A request for a ruler by our department head turns into a battle of memos. He claims I have stolen the "tapered, eight-inch ruler." A shouting match ensues over the phone. I find out later that a couple of people thought we were serious and wonder when I'm going to get canned. He gets my ruler.
Tomorrow is deadline day and I have the whole day to work on one story, which I still find a luxury after working on daily newspapers.
Bob, Mickey, a next door neighbor, and I split a half-gallon of California wine and engage in megalomanic schemes about movies, music and books.
Tonight, my time belongs to the all-sports network and Warren Zevon, loud enough to bounce the headphones from my ears. Thursday
Today is fun. While I realized much of what I do now is nowhere as noble (by definition anyway) as newspaper work, I am convinced that much of it is genuine advocacy journalism.
A story in a newsletter has accused the UMWA of trying to murder a silver miner, his wife and children. It is loaded with mistakes, the first being we don't represent any silver miners. A check with several sources, including a number of journalists who worked on the story, presents a vastly different tale. The newletter people admitted the mistake of identifying the UMWA as the would-be assassins, but stood by the accuracy of the rest of the story. I give them one more chance to respond and they still stand by the story.
Bob and I leave work and I hand him the sports section. He seems disappointed.
Mickey and I spend three hours in a class on how to use video equipment so we can qualify to use the gear that will be made available on Metro-Cable's public access channel. Friday
All the copy is finished and now comes the monthly wait to see it in print. For some reason I don't feel the job is done until I can hold the magazine or newspaper in my hands.
A small case of post-deadline depression sets in, but the slowness is welcome and I am able to take a lunch away from my basement desk and spend an hour and a half out.
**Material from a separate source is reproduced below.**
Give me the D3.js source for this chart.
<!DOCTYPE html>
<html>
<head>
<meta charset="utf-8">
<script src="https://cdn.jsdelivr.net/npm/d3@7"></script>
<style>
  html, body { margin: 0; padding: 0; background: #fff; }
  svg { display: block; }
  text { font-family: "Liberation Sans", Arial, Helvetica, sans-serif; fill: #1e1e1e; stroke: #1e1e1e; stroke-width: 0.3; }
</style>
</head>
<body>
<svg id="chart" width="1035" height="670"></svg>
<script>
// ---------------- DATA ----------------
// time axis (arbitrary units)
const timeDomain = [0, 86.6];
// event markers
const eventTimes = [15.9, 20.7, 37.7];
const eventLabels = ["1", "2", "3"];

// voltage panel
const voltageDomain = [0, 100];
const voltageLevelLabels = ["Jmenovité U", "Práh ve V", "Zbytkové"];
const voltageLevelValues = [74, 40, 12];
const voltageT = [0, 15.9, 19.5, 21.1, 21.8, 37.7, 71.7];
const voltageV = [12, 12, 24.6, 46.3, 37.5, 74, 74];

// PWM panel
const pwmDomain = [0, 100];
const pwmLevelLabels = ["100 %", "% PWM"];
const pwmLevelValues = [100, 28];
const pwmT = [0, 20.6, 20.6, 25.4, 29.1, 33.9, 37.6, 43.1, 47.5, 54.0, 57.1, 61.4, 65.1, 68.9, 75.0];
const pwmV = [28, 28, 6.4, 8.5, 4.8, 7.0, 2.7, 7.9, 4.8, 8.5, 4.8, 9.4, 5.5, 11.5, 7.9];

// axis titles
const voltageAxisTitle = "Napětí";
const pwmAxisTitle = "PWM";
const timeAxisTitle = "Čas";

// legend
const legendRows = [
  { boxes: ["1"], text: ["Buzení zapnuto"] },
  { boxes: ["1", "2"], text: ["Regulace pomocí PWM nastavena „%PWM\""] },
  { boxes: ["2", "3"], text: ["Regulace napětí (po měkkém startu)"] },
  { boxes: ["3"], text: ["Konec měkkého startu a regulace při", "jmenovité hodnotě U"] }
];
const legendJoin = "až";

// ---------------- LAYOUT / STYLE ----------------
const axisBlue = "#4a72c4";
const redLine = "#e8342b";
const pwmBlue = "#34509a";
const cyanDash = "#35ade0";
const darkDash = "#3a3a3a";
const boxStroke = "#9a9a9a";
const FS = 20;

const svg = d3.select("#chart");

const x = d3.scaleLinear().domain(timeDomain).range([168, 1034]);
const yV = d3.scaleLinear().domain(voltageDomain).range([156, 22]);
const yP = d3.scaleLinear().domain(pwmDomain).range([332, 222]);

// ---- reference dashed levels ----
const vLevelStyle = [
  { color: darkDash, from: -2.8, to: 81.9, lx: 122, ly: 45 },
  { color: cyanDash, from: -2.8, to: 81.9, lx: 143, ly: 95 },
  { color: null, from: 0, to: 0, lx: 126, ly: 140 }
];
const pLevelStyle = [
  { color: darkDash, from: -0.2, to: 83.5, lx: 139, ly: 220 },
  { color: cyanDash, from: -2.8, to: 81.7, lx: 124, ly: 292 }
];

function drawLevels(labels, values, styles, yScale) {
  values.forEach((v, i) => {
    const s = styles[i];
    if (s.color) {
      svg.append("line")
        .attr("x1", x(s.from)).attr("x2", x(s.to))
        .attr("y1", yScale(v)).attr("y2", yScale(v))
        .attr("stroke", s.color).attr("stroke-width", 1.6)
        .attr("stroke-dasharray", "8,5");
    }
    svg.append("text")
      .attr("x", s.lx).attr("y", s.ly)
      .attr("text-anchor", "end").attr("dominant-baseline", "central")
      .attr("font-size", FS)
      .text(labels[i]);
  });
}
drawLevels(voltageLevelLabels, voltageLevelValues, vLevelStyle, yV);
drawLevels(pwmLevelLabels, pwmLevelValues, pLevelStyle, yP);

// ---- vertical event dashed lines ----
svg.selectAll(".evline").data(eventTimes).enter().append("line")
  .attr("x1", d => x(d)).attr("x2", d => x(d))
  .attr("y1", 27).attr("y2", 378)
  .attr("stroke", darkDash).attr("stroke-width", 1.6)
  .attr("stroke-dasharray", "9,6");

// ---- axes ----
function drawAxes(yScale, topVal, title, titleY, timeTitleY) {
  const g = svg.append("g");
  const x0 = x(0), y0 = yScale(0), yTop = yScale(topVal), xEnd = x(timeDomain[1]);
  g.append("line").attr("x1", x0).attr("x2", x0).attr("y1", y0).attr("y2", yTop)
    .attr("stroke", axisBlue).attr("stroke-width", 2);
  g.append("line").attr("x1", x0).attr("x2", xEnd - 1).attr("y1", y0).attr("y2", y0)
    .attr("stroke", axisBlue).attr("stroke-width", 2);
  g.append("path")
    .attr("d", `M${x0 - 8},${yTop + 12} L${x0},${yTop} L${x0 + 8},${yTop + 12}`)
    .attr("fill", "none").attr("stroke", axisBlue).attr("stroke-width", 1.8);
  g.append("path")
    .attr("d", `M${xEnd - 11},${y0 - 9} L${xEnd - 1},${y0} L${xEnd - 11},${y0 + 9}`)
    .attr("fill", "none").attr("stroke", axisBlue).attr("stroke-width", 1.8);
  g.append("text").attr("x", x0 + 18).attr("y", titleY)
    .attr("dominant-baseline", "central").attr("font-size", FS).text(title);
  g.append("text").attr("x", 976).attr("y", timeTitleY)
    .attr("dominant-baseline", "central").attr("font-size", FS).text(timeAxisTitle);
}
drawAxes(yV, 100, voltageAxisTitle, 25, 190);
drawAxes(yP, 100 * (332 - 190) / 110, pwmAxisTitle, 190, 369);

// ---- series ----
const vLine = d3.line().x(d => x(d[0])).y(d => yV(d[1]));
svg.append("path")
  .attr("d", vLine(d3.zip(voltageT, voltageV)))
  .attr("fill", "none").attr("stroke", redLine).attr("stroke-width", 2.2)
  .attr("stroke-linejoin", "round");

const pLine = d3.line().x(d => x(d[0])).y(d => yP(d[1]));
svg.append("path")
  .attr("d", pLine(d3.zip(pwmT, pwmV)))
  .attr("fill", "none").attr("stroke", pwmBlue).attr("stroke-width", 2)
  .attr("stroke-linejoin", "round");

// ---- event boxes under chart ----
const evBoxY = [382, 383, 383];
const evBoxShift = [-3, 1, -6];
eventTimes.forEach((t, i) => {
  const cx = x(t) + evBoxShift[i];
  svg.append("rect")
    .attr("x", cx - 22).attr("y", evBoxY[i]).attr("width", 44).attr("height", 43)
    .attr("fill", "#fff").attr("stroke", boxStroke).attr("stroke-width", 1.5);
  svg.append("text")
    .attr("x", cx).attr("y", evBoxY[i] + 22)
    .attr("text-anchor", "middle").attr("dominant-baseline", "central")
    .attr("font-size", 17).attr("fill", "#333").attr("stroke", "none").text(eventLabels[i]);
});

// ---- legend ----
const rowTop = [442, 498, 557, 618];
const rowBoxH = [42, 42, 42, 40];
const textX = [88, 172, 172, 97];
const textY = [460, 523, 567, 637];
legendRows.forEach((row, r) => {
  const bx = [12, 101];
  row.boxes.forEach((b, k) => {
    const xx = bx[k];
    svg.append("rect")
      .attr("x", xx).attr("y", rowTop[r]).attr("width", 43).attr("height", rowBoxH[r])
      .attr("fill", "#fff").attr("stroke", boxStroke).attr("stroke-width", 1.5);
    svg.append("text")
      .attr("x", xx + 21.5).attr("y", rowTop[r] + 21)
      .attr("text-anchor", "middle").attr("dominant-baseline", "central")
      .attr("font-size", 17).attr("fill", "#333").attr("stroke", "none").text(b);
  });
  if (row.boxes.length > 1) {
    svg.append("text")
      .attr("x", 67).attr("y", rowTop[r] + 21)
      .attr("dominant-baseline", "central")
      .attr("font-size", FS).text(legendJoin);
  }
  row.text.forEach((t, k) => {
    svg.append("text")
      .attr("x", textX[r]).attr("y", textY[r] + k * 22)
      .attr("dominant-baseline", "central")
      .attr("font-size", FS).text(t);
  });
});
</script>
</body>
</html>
I turn down a dinner invitation. Bad takeout tacos, cheap beer and two pots of strong coffee get us through the first part of the evening.
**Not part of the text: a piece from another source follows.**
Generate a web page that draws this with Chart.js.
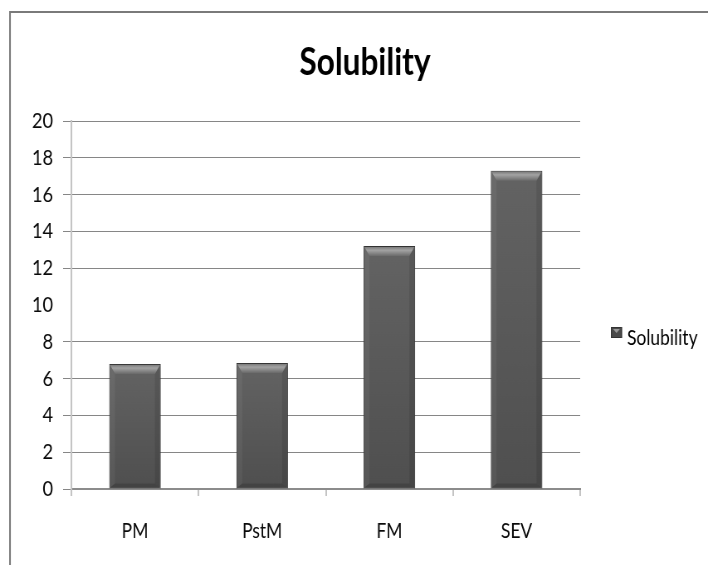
<!DOCTYPE html>
<html>
<head>
<meta charset="utf-8">
<script src="https://cdn.jsdelivr.net/npm/chart.js@4/dist/chart.umd.min.js"></script>
<style>
  html, body { margin: 0; padding: 0; background: #ffffff; overflow: hidden; }
  #wrap { width: 708px; height: 565px; position: relative; overflow: hidden; }
  #stage { position: absolute; left: 0; top: 0; transform-origin: 0 0; }
  canvas { display: block; }
</style>
</head>
<body>
<div id="wrap"><div id="stage"><canvas id="chart"></canvas></div></div>
<script>
// Chart data
const categories = ['PM', 'PstM', 'FM', 'SEV'];
const solubility = [6.8, 6.85, 13.2, 17.3];
const yTickValues = [0, 2, 4, 6, 8, 10, 12, 14, 16, 18, 20];
const seriesName = 'Solubility';
const chartTitle = 'Solubility';

const FONT = 'Lato, "Open Sans", sans-serif';

// The drawing is laid out on a wider canvas and then compressed horizontally,
// giving the tall, narrow lettering of the chart.
const SQUEEZE = 0.83;
const W = Math.round(708 / SQUEEZE);
const H = 565;
const sx = v => v / SQUEEZE;

const canvas = document.getElementById('chart');
canvas.width = W;
canvas.height = H;
canvas.style.width = W + 'px';
canvas.style.height = H + 'px';
document.getElementById('stage').style.transform = 'scaleX(' + SQUEEZE + ')';

// Outer frame, title and legend drawn around the plot
const decorations = {
  id: 'decorations',
  beforeDraw(chart) {
    const ctx = chart.ctx;
    ctx.save();
    ctx.fillStyle = '#ffffff';
    ctx.fillRect(0, 0, chart.width, chart.height);
    ctx.strokeStyle = '#7a7a7a';
    ctx.lineWidth = 2;
    ctx.beginPath();
    ctx.moveTo(sx(10), chart.height);
    ctx.lineTo(sx(10), 12);
    ctx.lineTo(chart.width, 12);
    ctx.stroke();
    ctx.restore();
  },
  afterDraw(chart) {
    const ctx = chart.ctx;
    ctx.save();
    // title
    ctx.fillStyle = '#000000';
    ctx.font = 'bold 38px ' + FONT;
    ctx.textAlign = 'center';
    ctx.textBaseline = 'alphabetic';
    ctx.fillText(chartTitle, sx(365), 75);
    // legend
    const bx = sx(611), by = 327, bw = sx(11), bh = 11;
    ctx.fillStyle = '#4a4a4a';
    ctx.fillRect(bx, by, bw, bh);
    ctx.strokeStyle = '#333333';
    ctx.lineWidth = 1;
    ctx.strokeRect(bx + 0.5, by + 0.5, bw - 1, bh - 1);
    ctx.fillStyle = '#9a9a9a';
    ctx.beginPath();
    ctx.moveTo(bx + 2.5, by + 2);
    ctx.lineTo(bx + bw - 2.5, by + 2);
    ctx.lineTo(bx + bw / 2, by + 6);
    ctx.closePath();
    ctx.fill();
    ctx.fillStyle = '#000000';
    ctx.font = '21px ' + FONT;
    ctx.textAlign = 'left';
    ctx.fillText(seriesName, sx(627), 345);
    ctx.restore();
  }
};

// Soft shadow behind the bars and bevelled shading on top of them
const barStyle = {
  id: 'barStyle',
  beforeDatasetDraw(chart) {
    const ctx = chart.ctx;
    ctx.save();
    ctx.shadowColor = 'rgba(0,0,0,0.28)';
    ctx.shadowBlur = 7;
    ctx.shadowOffsetX = 0;
    ctx.shadowOffsetY = 0;
  },
  afterDatasetDraw(chart, args) {
    const ctx = chart.ctx;
    ctx.restore();
    const meta = args.meta;
    ctx.save();
    meta.data.forEach(bar => {
      const l = bar.x - bar.width / 2 + 1;
      const r = bar.x + bar.width / 2 - 1;
      const t = bar.y + 1;
      const b = bar.base - 1;
      const side = sx(5), topH = 9, botH = 4;
      // body
      const g = ctx.createLinearGradient(0, t, 0, b);
      g.addColorStop(0, '#636363');
      g.addColorStop(1, '#4f4f4f');
      ctx.fillStyle = g;
      ctx.fillRect(l, t, r - l, b - t);
      // left bevel
      ctx.fillStyle = 'rgba(255,255,255,0.05)';
      ctx.beginPath();
      ctx.moveTo(l, t); ctx.lineTo(l + side, t + topH);
      ctx.lineTo(l + side, b - botH); ctx.lineTo(l, b);
      ctx.closePath(); ctx.fill();
      // right bevel
      ctx.fillStyle = 'rgba(0,0,0,0.10)';
      ctx.beginPath();
      ctx.moveTo(r, t); ctx.lineTo(r - side, t + topH);
      ctx.lineTo(r - side, b - botH); ctx.lineTo(r, b);
      ctx.closePath(); ctx.fill();
      // bottom bevel
      ctx.fillStyle = 'rgba(0,0,0,0.14)';
      ctx.beginPath();
      ctx.moveTo(l, b); ctx.lineTo(l + side, b - botH);
      ctx.lineTo(r - side, b - botH); ctx.lineTo(r, b);
      ctx.closePath(); ctx.fill();
      // top bevel
      const tg = ctx.createLinearGradient(0, t, 0, t + topH);
      tg.addColorStop(0, '#7c7c7c');
      tg.addColorStop(0.35, '#a3a3a3');
      tg.addColorStop(1, '#6a6a6a');
      ctx.fillStyle = tg;
      ctx.beginPath();
      ctx.moveTo(l, t); ctx.lineTo(r, t);
      ctx.lineTo(r - side, t + topH); ctx.lineTo(l + side, t + topH);
      ctx.closePath(); ctx.fill();
    });
    ctx.restore();
  }
};

new Chart(canvas, {
  type: 'bar',
  data: {
    labels: categories,
    datasets: [{
      label: seriesName,
      data: solubility,
      backgroundColor: '#585858',
      borderColor: '#3a3a3a',
      borderWidth: 1,
      barPercentage: 0.405,
      categoryPercentage: 1.0
    }]
  },
  options: {
    responsive: false,
    animation: false,
    devicePixelRatio: 1,
    layout: { padding: { top: 121, right: W - Math.round(sx(580)), left: 0, bottom: 0 } },
    plugins: {
      legend: { display: false },
      title: { display: false },
      tooltip: { enabled: false }
    },
    scales: {
      x: {
        grid: {
          offset: true,
          drawOnChartArea: false,
          drawTicks: true,
          tickLength: 7,
          color: '#c4c4c4',
          lineWidth: 2
        },
        border: { color: '#8c8c8c', width: 2 },
        ticks: {
          padding: 23,
          color: '#0a0a0a',
          font: { family: FONT, size: 21 }
        },
        afterFit(scale) { scale.height = 76; }
      },
      y: {
        min: 0,
        max: 20,
        afterBuildTicks(scale) { scale.ticks = yTickValues.map(v => ({ value: v })); },
        ticks: {
          padding: 12,
          color: '#0a0a0a',
          font: { family: FONT, size: 22 }
        },
        grid: {
          color: ctx => (ctx.tick && ctx.tick.value === 10) ? 'rgba(0,0,0,0)' : '#868686',
          lineWidth: 1,
          tickLength: 10,
          drawTicks: true
        },
        border: { color: '#c4c4c4', width: 2 },
        afterFit(scale) { scale.width = Math.round(sx(71)); }
      }
    }
  },
  plugins: [decorations, barStyle]
});
</script>
</body>
</html>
During the past several months, we have set aside 11:30 to 1 a.m. for "Fridays." They started slow, but weird and absurd, and have built. After that, I read and listen to music until 4 a.m. and go to bed. Saturday
Breakfast is on the table by 2 p.m. and for some reason we wrap the leftover pancakes and mail them to my old managing editor in West Virginia. The weekend's excitement dwindles after that.